Endonasal endoscopic skull base approaches are viable in the pediatric population, they are not impeded by sphenoid sinus aeration, and they have minimal risk of cerebrospinal fluid leak and meningitis. Outcomes and complications can be predicted based on specific radio anatomical skull base measurements rather than age 28).
One challenge performing endoscopic endonasal approaches is the surgical conflict that occurs between the surgical instruments and endoscope in the crowded nasal corridor. This conflict decreases surgical freedom, increases surgeon frustration, and lengthens the learning curve for trainees.
The application of a malleable endoscope to transsphenoidal approaches to the parasellar region decreases instrument-endoscope conflict and improves surgical freedom 29).
Endoscopic endonasal surgery (EES) of the skull base often requires extensive bone work in proximity to critical neurovascular structures.
In selected EES, the ultrasonic bone curette was successfully used to remove loose pieces of bone in narrow corridors, adjacent to neurovascular structures, and it has advantages to high-speed drills in these specific situations 30).
The Endoscopic Endonasal Sinus and Skull Base Surgery Questionnaire (EES-Q), is a comprehensive, multidimensional, disease-specific instrument. A distinguishing characteristic is that, apart from the physical and psychological domains, the EES-Q also encompasses a social domain. Understanding different HRQoL aspects in patients undergoing EES may help caregivers restore, improve, or preserve the patient's health through individualized care, which depends on identifying their specific needs 31).
The aim of a study was to evaluate the value of intraoperative neurophysiological monitoring (IONM) using electromyography (EMG), brainstem auditory evoked potentials (BAEPs), and somatosensory evoked potentials (SSEPs) to predict and/or prevent postoperative neurological deficits in pediatric patients undergoing endoscopic endonasal surgery (EES) for skull base tumors.

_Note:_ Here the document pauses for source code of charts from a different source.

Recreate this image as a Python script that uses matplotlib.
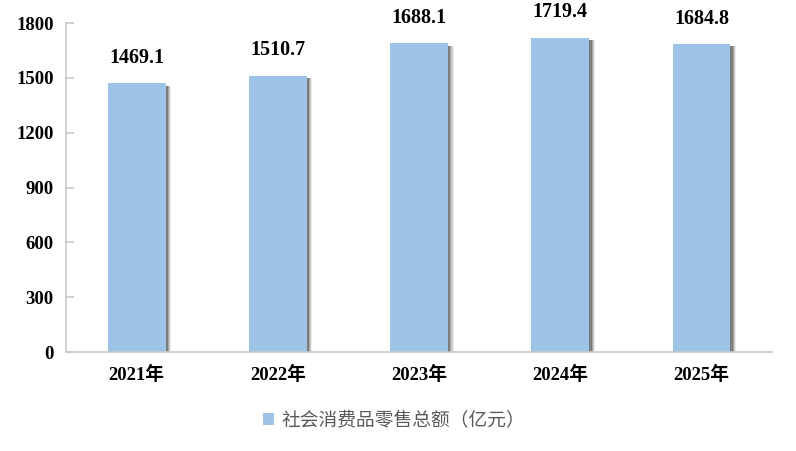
import numpy as np
import matplotlib
matplotlib.use("Agg")
from matplotlib import pyplot as plt

# Data
years = ["2021年", "2022年", "2023年", "2024年", "2025年"]
sales = [1469.1, 1510.7, 1688.1, 1719.4, 1684.8]
yticks = [0, 300, 600, 900, 1200, 1500, 1800]
legend_label = "社会消费品零售总额（亿元）"

bar_color = "#9DC3E6"
serif = ["Liberation Serif", "Noto Sans CJK SC"]

fig = plt.figure(figsize=(7.96, 4.51), dpi=100)
ax = fig.add_axes([0.083, 0.2195, 0.887, 0.7295])

x = np.arange(len(years))
w = 0.41

# soft shadow on the right side of every bar
for k, a in enumerate([0.10, 0.18, 0.28, 0.40]):
    dx = 0.04 - k * 0.008
    ax.bar(x + dx, np.array(sales) - 12, width=w, bottom=0,
           color="#404040", alpha=a, linewidth=0, zorder=1)

bars = ax.bar(x, sales, width=w, color=bar_color, linewidth=0, zorder=2,
              label=legend_label)

for xi, v in zip(x, sales):
    ax.text(xi, v + 85, f"{v:.1f}", ha="center", va="bottom",
            fontsize=14.5, fontweight="bold", family=serif, color="black")

ax.set_xlim(-0.5, len(years) - 0.5)
ax.set_ylim(0, 1800)
ax.set_yticks(yticks)
ax.set_yticklabels([str(t) for t in yticks], fontsize=13.5, fontweight="bold",
                   family=serif)
ax.set_xticks(x)
ax.set_xticklabels(years, fontsize=13.5, fontweight="bold", family=serif)

for s in ["top", "right"]:
    ax.spines[s].set_visible(False)
for s in ["left", "bottom"]:
    ax.spines[s].set_color("#C8C8C8")
    ax.spines[s].set_linewidth(1.2)
ax.tick_params(axis="y", direction="in", length=6, color="#C8C8C8",
               width=1.2, pad=9)
ax.tick_params(axis="x", length=0, pad=10)

leg = fig.legend(handles=[bars], labels=[legend_label], loc="center",
                 bbox_to_anchor=(0.495, 0.068), frameon=False,
                 prop={"family": ["Noto Sans CJK SC"], "size": 13.5},
                 handlelength=0.6, handleheight=0.6, handletextpad=0.35)
for t in leg.get_texts():
    t.set_color("#595959")

fig.savefig("out.png", dpi=100)
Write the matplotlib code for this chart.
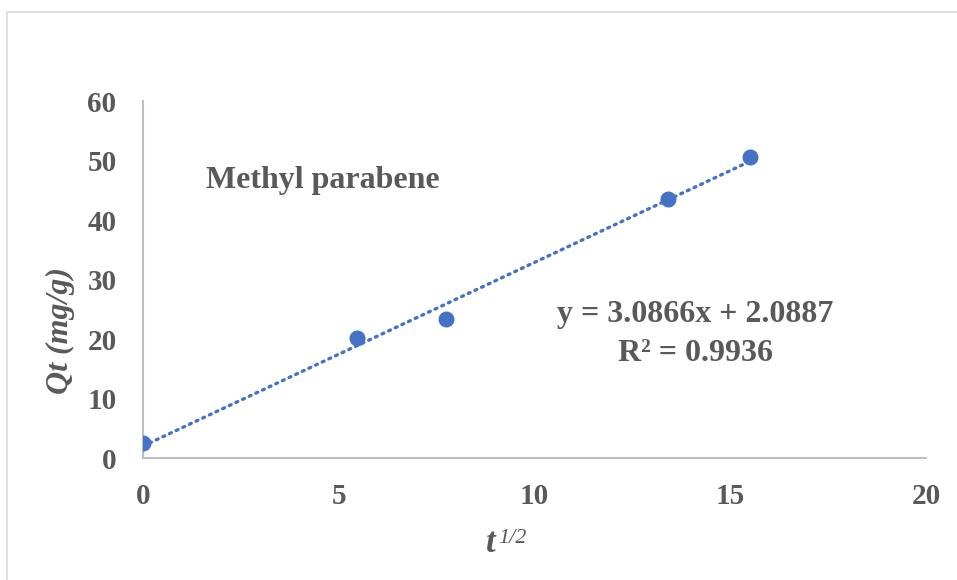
import numpy as np
import matplotlib
matplotlib.use('Agg')
import matplotlib.pyplot as plt
from matplotlib.patches import Rectangle

# sorption kinetics, intraparticle diffusion plot
t_half = [0, 5.477, 7.746, 13.416, 15.492]
qt = [2.6, 20.2, 23.4, 43.6, 50.7]

slope = 3.0866
intercept = 2.0887
r2 = 0.9936

BLUE = '#4472C4'
GREY = '#595959'

plt.rcParams['font.family'] = ['Liberation Serif', 'DejaVu Serif']

fig = plt.figure(figsize=(9.57, 5.8), dpi=100)
fig.patches.append(Rectangle((0.007, -0.02), 1.1, 0.9995, transform=fig.transFigure,
                             fill=False, edgecolor='#d9d9d9', linewidth=1.2))
ax = fig.add_axes([0.1494, 0.2095, 0.8182, 0.6155])

ax.plot(t_half, qt, 'o', color=BLUE, markersize=10.5, zorder=3)
xfit = np.array([t_half[0], t_half[-1]])
ax.plot(xfit, slope * xfit + intercept, linestyle=(0, (0.6, 1.6)), color=BLUE,
        linewidth=2.4, dash_capstyle='round', zorder=2)

ax.set_xlim(0, 20)
ax.set_ylim(0, 60)
ax.set_xticks([0, 5, 10, 15, 20])
ax.set_yticks(range(0, 61, 10))
for s in ['top', 'right']:
    ax.spines[s].set_visible(False)
for s in ['left', 'bottom']:
    ax.spines[s].set_color('#bfbfbf')
    ax.spines[s].set_linewidth(1.5)
ax.tick_params(length=0, labelsize=21, labelcolor=GREY)
ax.tick_params(axis='y', pad=19)
ax.tick_params(axis='x', pad=18)
for lab in ax.get_xticklabels() + ax.get_yticklabels():
    lab.set_fontweight('bold')

ax.text(1.6, 46.8, 'Methyl parabene', fontsize=23, fontweight='bold',
        color=GREY, va='center', ha='left')
ax.text(14.1, 24.2, 'y = %.4fx + %.4f' % (slope, intercept), fontsize=23,
        fontweight='bold', color=GREY, ha='center', va='center')
ax.text(14.1, 17.6, 'R² = %.4f' % r2, fontsize=23,
        fontweight='bold', color=GREY, ha='center', va='center')

fig.text(0.063, 0.43, 'Qt (mg/g)', rotation=90, fontsize=23, fontweight='bold',
         style='italic', color=GREY, ha='center', va='center')
fig.text(0.518, 0.048, 't', fontsize=25, fontweight='bold', style='italic',
         color=GREY, ha='right', va='baseline')
fig.text(0.521, 0.064, '1/2', fontsize=16, style='italic',
         color=GREY, ha='left', va='baseline')

fig.savefig('out.png', dpi=100)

All consecutive pediatric patients with skull base tumors who underwent EES with at least 1 modality of IONM (BAEP, SSEP, and/or EMG) at our institution between 1999 and 2013 were retrospectively reviewed. Staged procedures and repeat procedures were identified and analyzed separately. To evaluate the diagnostic accuracy of significant free-run EMG activity, the prevalence of cranial nerve (CN) deficits and the sensitivity, specificity, and positive and negative predictive values were calculated.
A total of 129 patients underwent 159 procedures; 6 patients had a total of 9 CN deficits. The incidences of CN deficits based on the total number of nerves monitored in the groups with and without significant free-run EMG activity were 9% and 1.5%, respectively. The incidences of CN deficits in the groups with 1 staged and more than 1 staged EES were 1.5% and 29%, respectively. The sensitivity, specificity, and negative predictive values (with 95% confidence intervals) of significant EMG to detect CN deficits in repeat procedures were 0.55 (0.22-0.84), 0.86 (0.79-0.9), and 0.97 (0.92-0.99), respectively. Two patients had significant changes in their BAEPs that were reversible with an increase in mean arterial pressure.
IONM can be applied effectively and reliably during EES in children. EMG monitoring is specific for detecting CN deficits and can be an effective guide for dissecting these procedures. Triggered EMG should be elicited intraoperatively to check the integrity of the CNs during and after tumor resection. Given the anatomical complexity of pediatric EES and the unique challenges encountered, multimodal IONM can be a valuable adjunct to these procedures 32).